US jobs growth remained solid in November as the economy added 211,000 jobs, slightly above expectations.The data, from the Bureau of Labor Statistics, also showed the jobless rate held at its seven-and-a-half year low of 5%.
The jobs stats showed that the construction, food services and retail sectors all saw healthy job increases.
The robust figures could now pave the way for the first US interest rate rise in close to 10 years later this month.
Labour market strength is an important consideration for the US central bank over whether to move interest rates.
On Thursday, Fed Chair Janet Yellen’s singalled to a joint Congressional committee that the Federal Reserve was on track for a December rates rise.
The Fed, whose policy-setting committee will meet on 15 and 16 December, cut rates to near-zero in December 2008 in response to the financial crisis.
The labour bureau also revised September and October’s figures to show 35,000 more jobs than had been previously reported.
Meanwhile, average hourly earnings increased by four cents to $25.25, or 0.2%, following a 0.4% rise in October.

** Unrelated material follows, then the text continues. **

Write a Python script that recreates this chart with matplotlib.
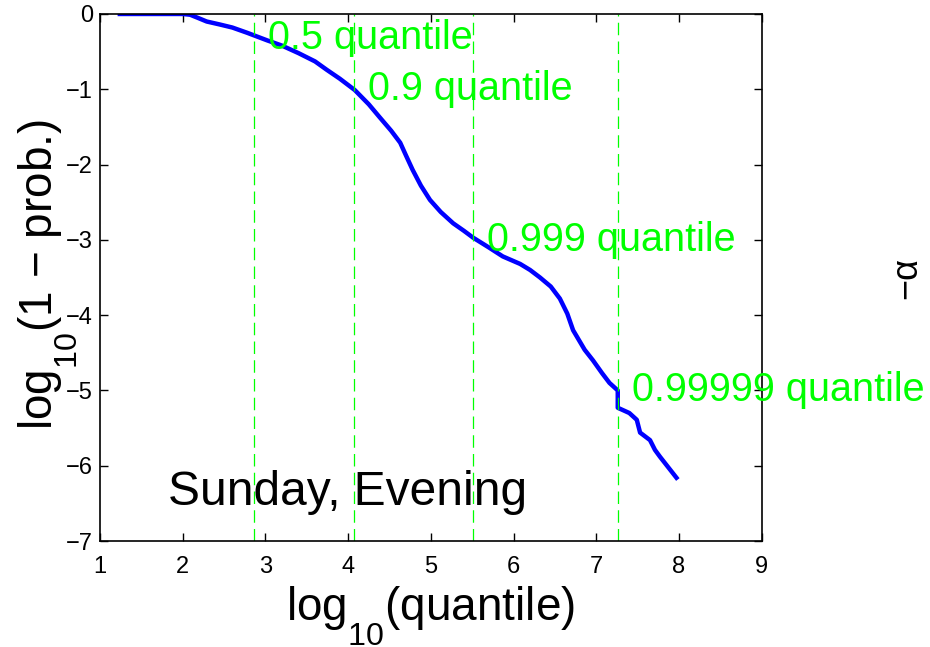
import matplotlib
matplotlib.use("Agg")
import matplotlib.pyplot as plt

plt.rcParams["font.family"] = ["Liberation Sans", "DejaVu Sans"]
plt.rcParams["mathtext.fontset"] = "custom"
plt.rcParams["mathtext.rm"] = "Liberation Sans"
plt.rcParams["mathtext.it"] = "Liberation Sans:italic"
try:
    # MATLAB drops its subscripts fully below the baseline
    import matplotlib._mathtext as _mt
    _mt.FontConstantsBase.sub1 = 1.0
except Exception:
    pass

# tail curve (log10 quantile, log10(1 - prob))
logq = [1.24, 1.6, 2.0, 2.09, 2.18, 2.29, 2.45, 2.6, 2.78, 3.02, 3.2, 3.4, 3.6, 3.74, 3.9,
        4.08, 4.25, 4.38, 4.52, 4.63, 4.7, 4.78, 4.88, 4.99, 5.12, 5.27, 5.4, 5.51, 5.7,
        5.87, 6.08, 6.2, 6.32, 6.45, 6.56, 6.65, 6.72, 6.86, 6.96, 7.07, 7.16, 7.26, 7.26,
        7.40, 7.49, 7.53, 7.65, 7.71, 7.77, 7.97]
logp = [0.0, 0.0, 0.0, -0.01, -0.05, -0.1, -0.14, -0.18, -0.25, -0.35, -0.42, -0.52, -0.63,
        -0.74, -0.86, -1.01, -1.2, -1.37, -1.55, -1.71, -1.88, -2.07, -2.28, -2.47, -2.63,
        -2.78, -2.88, -2.97, -3.1, -3.22, -3.32, -3.4, -3.5, -3.62, -3.78, -3.98, -4.2,
        -4.46, -4.6, -4.77, -4.9, -5.0, -5.23, -5.30, -5.39, -5.56, -5.66, -5.79, -5.88, -6.16]

# quantile markers
qlabels = ["0.5 quantile", "0.9 quantile", "0.999 quantile", "0.99999 quantile"]
qpos = [2.86, 4.07, 5.51, 7.26]
qlevel = [-0.32, -1.0, -3.0, -5.0]

fig = plt.figure(figsize=(9.3, 6.47), dpi=100)
ax = fig.add_axes([0.1075, 0.1638, 0.7115, 0.8146])

ax.plot(logq, logp, color="blue", lw=3.2)
for q, lev, lab in zip(qpos, qlevel, qlabels):
    ax.axvline(q, color="#00ff00", lw=0.9, ls=(0, (10, 5)))
    ax.text(q + 0.17, lev, lab, color="#00ff00", fontsize=28.5, va="center", ha="left",
            clip_on=False)

ax.text(1.82, -6.35, "Sunday, Evening", fontsize=34.5, va="center", ha="left")

ax.set_xlim(1, 9)
ax.set_ylim(-7, 0)
ax.set_xticks(range(1, 10))
ax.set_yticks(range(-7, 1))
ax.set_yticklabels(["\u22127", "\u22126", "\u22125", "\u22124", "\u22123", "\u22122", "\u22121", "0"])
ax.tick_params(direction="in", top=True, right=True, labelsize=17, length=6, width=1, pad=5)
ax.tick_params(axis="x", pad=11)
for s in ax.spines.values():
    s.set_linewidth(1.2)

ax.set_xlabel("log$_{10}$(quantile)", fontsize=33)
ax.xaxis.label.set_va("baseline")
ax.xaxis.set_label_coords(0.5, -0.150)
ax.set_ylabel("log$_{10}$(1 \u2212 prob.)", fontsize=33)
ax.yaxis.label.set_va("baseline")
ax.yaxis.set_label_coords(-0.0725, 0.505)

fig.text(0.975, 0.57, "\u2212\u03b1", rotation=90, fontsize=26, ha="center", va="center")

fig.savefig("out.png", dpi=100)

Sectors which did not fare well in November, were manufacturing, which shed 1,000 posts, and mining, which lost 11,000 positions.
Juan Perez, of Tempus Consulting in Washington DC, said: “The most important thing from the reading is it’s in line with expectations. The change is obviously a positive because it’s above 200,000, and last month’s was revised up to 298,000.”
He added: “But looking at this NFP (non-farms payrolls), and taking Yellen’s comments into account yesterday, which were basically that she likes what she’s seeing, we’re going to be increasing rates here in the States on 16 December.”